Арчелл округлил глаза и спешно сел на стул.
– Делай то, что говорит моя кира, Арч. Если она скажет прыгать, прыгай. Ты понял? Договорись сегодня в конюшне...
– Понял.
– И Кидемте...
– Понял. Вещи киры перенести?
– Айи, ты останешься здесь?
– Я не очень понимаю, как тут справляться с готовкой.
– Для меня готовят в таверне через две улицы. Можно договориться, чтобы присылали обед или ужин. Тут нет холодного погреба, если хочешь, можешь запаривать кашу для Кимо с вечера, я помню, тебе такое нравилось.
– Да. Конда, я хочу остаться здесь. Ишке...
– Арчелл, всё понял? Кимо я приведу чуть позже. С Ишке, думаю, поможет вот это, – Конда показал наверх, под потолок. – Полагаю, не мне учить тебя находить подход к ценным котам.
33. Угадай, что внутри
– Лаудар!
Лаудар покорно встал и пересел в угол, ближе к окну, под насмешливыми взглядами остальных.
– Продолжаем... "Наступила ночь, и серебряные брызги убывающей луны утонули в волнах залива..."
– Эйстре, как это – брызги луны?
– Это над словами. Ты переносишь свойства одной вещи на что-то другое.
– Как "объятия моря" из предыдущей начитки, Нетас!
– Я не был на предыдущей начитке!
– Тишина! Продолжаем.
Вихрастые и причёсанные головы склонились над листами бумаги. Четыре девочки, сидящие вокруг стола, прикусив язычки, усердно переписывали с лежащего перед ними листа бумаги буквы, выстраивая их ровными строчками.
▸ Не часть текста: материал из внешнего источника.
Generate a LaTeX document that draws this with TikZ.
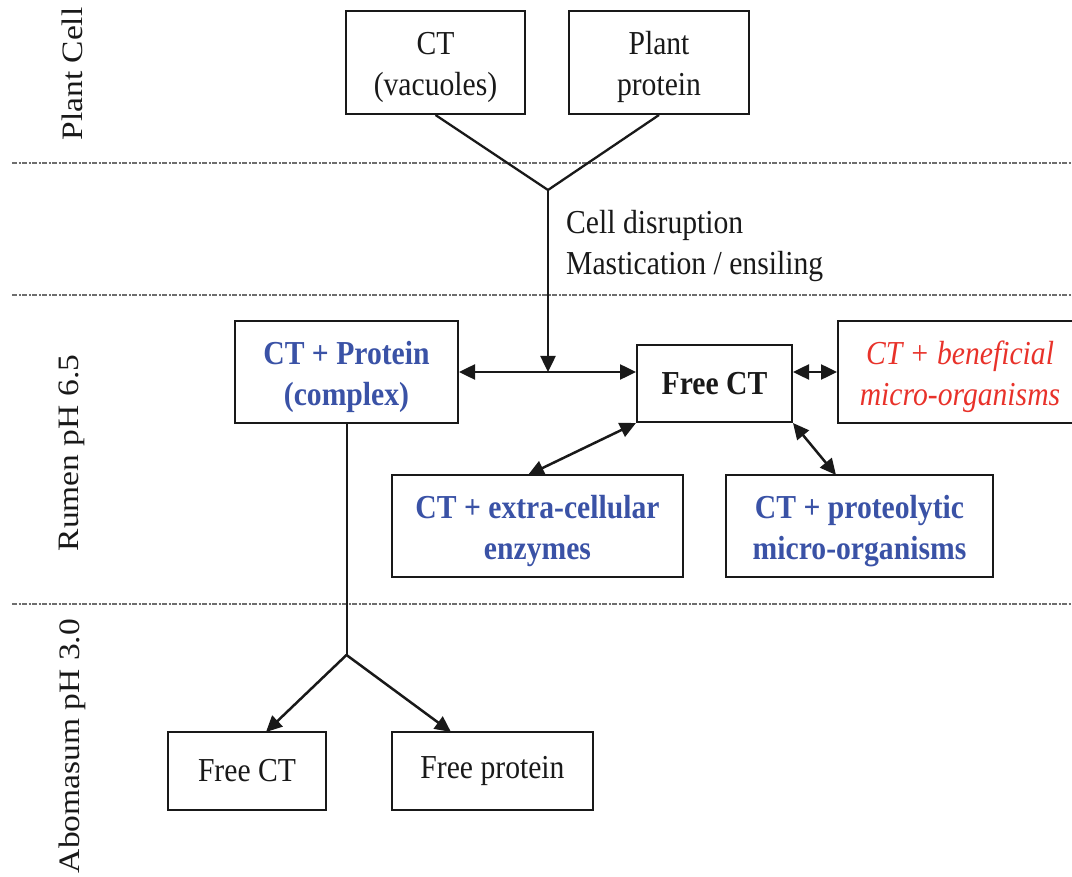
\documentclass[tikz,border=0pt]{standalone}
\usepackage{fontspec}
\setmainfont{Liberation Serif}
\usetikzlibrary{arrows.meta}
\definecolor{ctblue}{RGB}{58,82,166}
\definecolor{ctred}{RGB}{232,50,42}
\definecolor{sepgray}{RGB}{110,110,110}
\definecolor{ink}{RGB}{25,25,25}
\newcommand{\hs}[1]{\scalebox{0.885}[1]{#1}}
\newcommand{\vs}[1]{\scalebox{1}[0.885]{#1}}
\newcommand{\topstrut}{\rule{0pt}{33pt}}
\begin{document}
\begin{tikzpicture}[x=1pt,y=-1pt,
  txt/.style={font=\fontsize{33.5}{41}\selectfont, text=ink, inner sep=0pt},
  box/.style={txt, draw=ink, line width=2pt, align=center},
  bluebox/.style={box, text=ctblue, font=\fontsize{33.5}{41}\selectfont\bfseries},
  redbox/.style={box, text=ctred, font=\fontsize{33.5}{41}\selectfont\itshape},
  link/.style={draw=ink, line width=2.5pt},
  arr/.style={link, -{Triangle[length=16pt,width=15pt]}},
  darr/.style={link, {Triangle[length=16pt,width=15pt]}-{Triangle[length=16pt,width=15pt]}},
  sep/.style={draw=sepgray, line width=1.8pt, dash pattern=on 5pt off 1.5pt on 2pt off 1.5pt},
  side/.style={txt, rotate=90}
]
\useasboundingbox (0,0) rectangle (1072,877);
\clip (0,0) rectangle (1072,877);

% separators
\draw[sep] (12,163) -- (1072,163);
\draw[sep] (12,295) -- (1072,295);
\draw[sep] (12,604) -- (1072,604);

% side labels
\node[side] (l1) at (72,74) {\vs{Plant Cell}};
\node[side] (l2) at (72,453) {\vs{Rumen pH 6.5}};
\node[side] (l3) at (72,746) {\vs{Abomasum pH 3.0}};

% plant cell boxes
\node[box, minimum width=179, minimum height=103] (ct) at (435.5,62.5) {\topstrut\hs{CT}\\[0pt]\hs{(vacuoles)}};
\node[box, minimum width=180, minimum height=103] (pp) at (659,62.5) {\topstrut\hs{Plant}\\[0pt]\hs{protein}};

\coordinate (j1) at (548,190);
\draw[link, line width=2.3pt] (ct.south) -- (j1) -- (pp.south);

\node[txt, anchor=west, align=left] (proc) at (566,246) {\hs{Cell disruption}\\[0pt]\hs{Mastication / ensiling}};

% rumen boxes
\node[bluebox, minimum width=223, minimum height=102] (cp) at (346.5,372) {\topstrut\hs{CT + Protein}\\[0pt]\hs{(complex)}};
\node[box, font=\fontsize{33.5}{41}\selectfont\bfseries, minimum width=155, minimum height=77] (fct) at (714.5,383.5) {\hs{Free CT}};
\node[redbox, minimum width=244, minimum height=102] (ben) at (960,372) {\topstrut\hs{CT + beneficial}\\[0pt]\hs{micro-organisms}};
\node[bluebox, minimum width=291, minimum height=102] (ext) at (537.5,526) {\topstrut\hs{CT + extra-cellular}\\[0pt]\hs{enzymes}};
\node[bluebox, minimum width=267, minimum height=102] (pro) at (859.5,526) {\topstrut\hs{CT + proteolytic}\\[0pt]\hs{micro-organisms}};

\coordinate (m) at (j1 |- cp.east);
\draw[arr] (j1) -- (m);
\draw[darr] (cp.east) -- (cp.east -| fct.west);
\draw[darr] (fct.east |- ben.west) -- (ben.west);
\coordinate (e1) at (528,475);
\coordinate (e2) at (836,475);
\draw[darr] (fct.south west) -- (e1);
\draw[darr] (fct.south east) -- (e2);

% abomasum
\node[box, minimum width=158, minimum height=78] (fct2) at (247,771) {\hs{Free CT}};
\node[box, minimum width=201, minimum height=78] (fpr) at (492.5,771) {\hs{Free protein}};
\coordinate (j2) at (346.5,655);
\coordinate (t1) at (266,732);
\coordinate (t2) at (451,732);
\draw[link, line width=2pt] (cp.south) -- (j2);
\draw[arr] (j2) -- (t1);
\draw[arr] (j2) -- (t2);
\end{tikzpicture}
\end{document}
Аяна сидела на лесенке, начитывая отрезки фраз, слушая, как скрипят грифели по листам бумаги. Сестра Сэмилла так и не пришла, да и многие из тех, кто посетил одно или два занятия, тоже больше не появлялись. Жаль. Что поделать. Их выбор...
Над очагом стоял запах жареных маленьких лепёшек с мясом, похожих на те варёные пирожки, "по", которые они с Верделлом ели в Фадо. Аяна дала Арчеллу попробовать такой горячий по, он обжёгся мясным соком и долго обмахивался, роняя крупные слёзы боли и обиды. Эти по она жарила в масле на большой сковороде, которую он притащил две недели назад, а часть варила для Кимата, памятуя о том, что олем Нети говорила давным-давно на одном из занятий. "Жирная пища тяжела для детей".
Дети, которые сидели у очага сегодня, явно не поддержали бы мнения олем Нети. Бертеле, косившийся то и дело на сковороду, тяжело вздыхал, и Аяна подошла к очагу, большой деревянной лопаткой ловко собрала золотистые по, и, закрывая себя и сидящих рядом большим передником от брызг, закинула в сковородку следующую часть пирожков из стоящей рядом плетёной корзинки.